The whole story of Russell is the tale of a man losing his soul, selling out for a lifestyle that he had done his strenuous best to resist. Carver installs him in a run down apartment block in the worst area of Hollywood and sets him up as a drug dealer. To do this he has to make contact with those who can get him to a Latin American crime family who are responsible for a huge amount of the cocaine supply to the U.S.A. Working his way up the ladder, he begins making a great success of this new and illegal vocation, meeting along the way crooked lawyer David Jason (Jeff Goldblum) who manages to get Russell, now called John Hull, out of a court trial.

Now, yes, British audiences will be highly amused that Goldblum's exemplary performance as a sleazy and ambitious slimeball should be saddled with the name "David Jason", but after contemplating the actor calling Fishburne "You plonker!" or fetching a cloth they are likely to be caught up in the story.
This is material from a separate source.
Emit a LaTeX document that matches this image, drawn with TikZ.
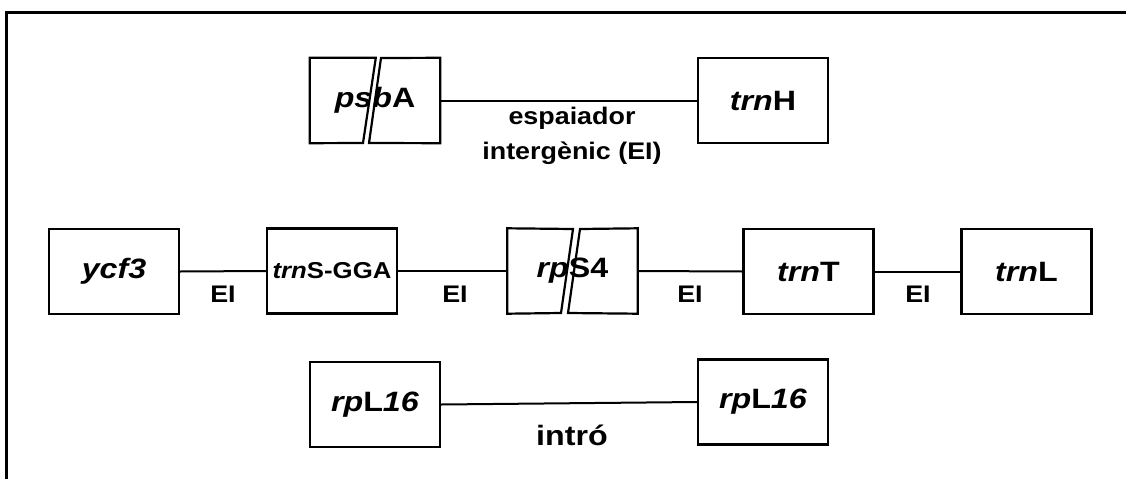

Deep Cover doesn't spare on the depressing details, Russell is offered his single mother neighbour's son in exchange for cash for example (he declines), and these reach high up as when Russell's traumatic experiences as a dealer (including murdering a rival) amount to very little when the U.S. government takes the side of the Mr Big for political reasons. Very well made, the film falters when it leans too heavily on convention, and the fact that massive operations on both sides of the law seem to be run by a tiny amount of people, but it's a cut above many of its peers. Music by Michel Colombier.